For more than a decade, the ICC has maintained a preliminary examination of various alleged crimes in that country, mostly by the Taliban but also allegations of torture by U.S. personnel. In its latest update on the examination (published as Bensouda announced the imminency of a decision), the prosecutor’s office even expanded the enquiry into U.S. activities to cover potential torture at “black sites” in Lithuania, Poland, and Romania.
But we are now more than six months from Bensouda’s declaration, and there are no signs that the prosecutor will pull the trigger any time soon. So what happened? I checked in recently with Bensouda’s deputy, the Canadian lawyer James Stewart, and he communicated the following:
Our statement in last November’s [preliminary examination] activities report that a final decision on whether to seek judicial authorisation to open an investigation was imminent was accurate at that time (para. 230 of the activities report), but we also said in the report that the issue of admissibility of potential cases would be subject to further information that could be provided by the relevant national authorities in the course of the PE [and, we added, or any subsequent investigation] (para. 214).
We also noted the failure up to that time of the Government of Afghanistan to provide us with any information on national proceedings (paras. 217 and 226).
We stated as well that we were seeking to obtain further clarification on the scope of relevant preliminary reviews and investigations in the US before finalising a determination of admissibility of potential cases (para. 222).
Reading between these lines, the prosecutor’s office has a relatively simple, complementarity-based explanation for the delay: Bensouda’s signal that the court was ready to leap into Afghanistan prompted scurrying in Washington and Kabul to provide additional information on their domestic processes and (perhaps) convince the court that no investigation was needed, at least of their activities.

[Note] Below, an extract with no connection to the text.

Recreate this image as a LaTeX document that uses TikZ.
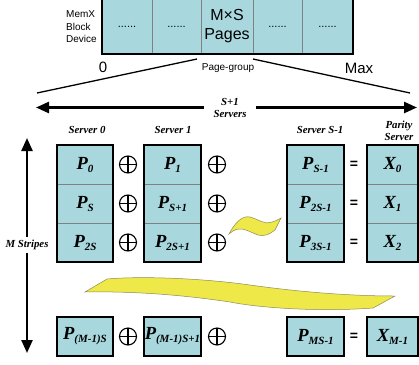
\documentclass[tikz,border=0pt]{standalone}
\usepackage{fontspec}
\setmainfont{Liberation Serif}
\newfontfamily\arialfam{Liberation Sans}
\usetikzlibrary{arrows.meta}
\definecolor{cellfill}{RGB}{168,216,222}
\definecolor{ribbon}{RGB}{238,232,72}
\definecolor{ribbonedge}{RGB}{140,140,90}

% page label: bold italic letter with a lowered index
\newcommand{\Pv}[2]{{\fontsize{18.5}{18.5}\selectfont\bfseries\itshape #1\raisebox{-3pt}{\fontsize{11}{11}\selectfont #2}}}

\begin{document}
\begin{tikzpicture}[x=1pt,y=-1pt,
  cell/.style={draw=black!50, line width=0.6pt, fill=cellfill, inner sep=0pt, minimum height=39pt},
  frame/.style={draw=black, line width=1.8pt},
  xorop/.style={circle, draw, line width=1.1pt, minimum size=17pt, inner sep=0pt,
    path picture={\draw[line width=1.1pt]
      (path picture bounding box.north) -- (path picture bounding box.south)
      (path picture bounding box.west) -- (path picture bounding box.east);}},
  eqop/.style={font=\arialfam\bfseries\fontsize{14}{14}\selectfont, inner sep=0pt},
  hdr/.style={font=\bfseries\itshape\fontsize{10.8}{12}\selectfont, align=center, inner sep=1pt},
  bigarrow/.style={line width=2.4pt, -{Triangle[length=13pt,width=11pt]}},
  sanslbl/.style={font=\arialfam, inner sep=0pt},
  fan/.style={line width=1.3pt},
  band/.style={fill=ribbon, draw=ribbonedge, line width=0.5pt}
]
\useasboundingbox (0,0) rectangle (419,364);
\clip (0,0) rectangle (419,364);

% ---- block device strip ----
\node[cell, minimum width=50pt, minimum height=55pt] (t1) at (127,26.5) {\arialfam\fontsize{11}{11}\selectfont ......};
\node[cell, minimum width=49pt, minimum height=55pt] (t2) at (176.5,26.5) {\arialfam\fontsize{11}{11}\selectfont ......};
\node[cell, minimum width=52pt, minimum height=55pt, align=center, font=\arialfam\fontsize{16}{19}\selectfont] (t3) at (227,26.5) {M×S\\Pages};
\node[cell, minimum width=49pt, minimum height=55pt] (t4) at (277.5,26.5) {\arialfam\fontsize{11}{11}\selectfont ......};
\node[cell, minimum width=51pt, minimum height=55pt] (t5) at (327.5,26.5) {\arialfam\fontsize{11}{11}\selectfont ......};
\draw[frame] (t1.north west) rectangle (t5.south east);

\node[sanslbl, anchor=west, align=left, font=\arialfam\fontsize{10}{12.5}\selectfont] (dev) at (66,27) {MemX\\Block\\Device};
\node[sanslbl, font=\arialfam\fontsize{15}{15}\selectfont] (lo) at (103,67) {0};
\node[sanslbl, font=\arialfam\fontsize{10}{10}\selectfont] (pg) at (228,68) {Page-group};
\node[sanslbl, font=\arialfam\fontsize{15}{15}\selectfont] (hi) at (359,68) {Max};

% ---- fan-out from the page group ----
\coordinate (gl) at (197,59);
\coordinate (gr) at (253,59);
\coordinate (el) at (37,93);
\coordinate (er) at (410,93);
\draw[fan] (gl) -- (el);
\draw[fan] (gr) -- (er);

% ---- server span arrow ----
\node[hdr, minimum width=52pt] (srv) at (230,107.5) {S+1\\Servers};
\coordinate (sl) at (36,107.5);
\coordinate (sr) at (417,107.5);
\draw[bigarrow] (srv.west) -- (sl);
\draw[bigarrow] (srv.east) -- (sr);

% ---- column headers ----
\node[hdr] (h0) at (87,130) {Server 0};
\node[hdr] (h1) at (173,130) {Server 1};
\node[hdr] (h2) at (320,130) {Server S-1};
\node[hdr] (h3) at (399,131) {Parity\\Server};

% ---- stripe span arrow ----
\node[hdr, inner sep=3pt] (mstr) at (27,245) {M Stripes};
\coordinate (vt) at (27,138);
\coordinate (vb) at (27,353);
\draw[bigarrow] (mstr.north) -- (vt);
\draw[bigarrow] (mstr.south) -- (vb);

% ---- server 0 ----
\node[cell, minimum width=56pt] (a0) at (85,164.5) {\Pv{P}{0}};
\node[cell, minimum width=56pt] (a1) at (85,203.5) {\Pv{P}{S}};
\node[cell, minimum width=56pt] (a2) at (85,242.5) {\Pv{P}{2S}};
\node[cell, minimum width=56pt] (a3) at (85,336.5) {\Pv{P}{(M-1)S}};
\draw[frame] (a0.north west) rectangle (a2.south east);
\draw[frame] (a3.north west) rectangle (a3.south east);

% ---- server 1 ----
\node[cell, minimum width=57pt] (b0) at (172.5,164.5) {\Pv{P}{1}};
\node[cell, minimum width=57pt] (b1) at (172.5,203.5) {\Pv{P}{S+1}};
\node[cell, minimum width=57pt] (b2) at (172.5,242.5) {\Pv{P}{2S+1}};
\node[cell, minimum width=57pt] (b3) at (172.5,336.5) {\Pv{P}{(M-1)S+1}};
\draw[frame] (b0.north west) rectangle (b2.south east);
\draw[frame] (b3.north west) rectangle (b3.south east);

% ---- server S-1 ----
\node[cell, minimum width=57pt] (c0) at (315.5,164.5) {\Pv{P}{S-1}};
\node[cell, minimum width=57pt] (c1) at (315.5,203.5) {\Pv{P}{2S-1}};
\node[cell, minimum width=57pt] (c2) at (315.5,242.5) {\Pv{P}{3S-1}};
\node[cell, minimum width=57pt] (c3) at (315.5,336.5) {\Pv{P}{MS-1}};
\draw[frame] (c0.north west) rectangle (c2.south east);
\draw[frame] (c3.north west) rectangle (c3.south east);

% ---- parity server ----
\node[cell, minimum width=51pt] (d0) at (392.5,164.5) {\Pv{X}{0}};
\node[cell, minimum width=51pt] (d1) at (392.5,203.5) {\Pv{X}{1}};
\node[cell, minimum width=51pt] (d2) at (392.5,242.5) {\Pv{X}{2}};
\node[cell, minimum width=51pt] (d3) at (392.5,336.5) {\Pv{X}{M-1}};
\draw[frame] (d0.north west) rectangle (d2.south east);
\draw[frame] (d3.north west) rectangle (d3.south east);

% ---- XOR and equality operators ----
\node[xorop] (x00) at (128,164.5) {};
\node[xorop] (x01) at (128,203.5) {};
\node[xorop] (x02) at (128,242.5) {};
\node[xorop] (x03) at (128,336.5) {};
\node[xorop] (x10) at (217,164.5) {};
\node[xorop] (x11) at (217,203.5) {};
\node[xorop] (x12) at (217,242.5) {};
\node[xorop] (x13) at (217,336.5) {};
\node[eqop] (e0) at (354,164.5) {=};
\node[eqop] (e1) at (354,203.5) {=};
\node[eqop] (e2) at (354,242.5) {=};
\node[eqop] (e3) at (354,336.5) {=};

% ---- ellipsis ribbons ----
\draw[band] (229,234) .. controls (234,224) and (242,215) .. (250,217)
  .. controls (258,219) and (264,225) .. (272,222)
  .. controls (276,221) and (279,219) .. (281,218)
  -- (275,230)
  .. controls (270,234) and (264,237) .. (258,235)
  .. controls (250,232) and (244,228) .. (238,229)
  .. controls (234,230) and (231,232) .. cycle;
\draw[band] (85,292) -- (107,279)
  .. controls (140,276) and (200,278) .. (250,285)
  .. controls (300,292) and (350,296) .. (395,296)
  -- (373,308)
  .. controls (320,312) and (260,308) .. (230,302)
  .. controls (190,296) and (140,291) .. cycle;
\end{tikzpicture}
\end{document}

Assessing the validity of the decision to delay is hard without knowing what new information has been provided. From the U.S. side, it’s tough to imagine that the Trump administration has provided compelling evidence that it is examining U.S. torture policies at anything like the systemic level that the prosecutor seems to want. The Afghan side is murkier. There are indications that Afghanistan has draft legislation on ICC crimes and may be considering new moves, but an Afghan civil society delegation that visited the court in April (facilitated by the human rights group FIDH) saw little progress on accountability.
It’s tempting (if entirely speculative) to wonder if Trump’s ascendancy has prompted some rethinking in the prosecutor’s office about the suitability of this moment for picking a fight with Washington—and a fight would certainly result from the prosecutor’s first ever investigation of American conduct. There may also be more mundane budget and logistical issues at work. Moving to a full investigation requires substantial new investments of personnel and resources.
Whatever the factors influencing the prosecutor, the ongoing dance on the Afghanistan examination is a reminder that complementarity analyses have become a vital source of flexibility for the court. The prosecutor has very ample discretion about whether and when to move from a preliminary examination to a full investigation, and complementarity has in many contexts become the focal point for that discretion.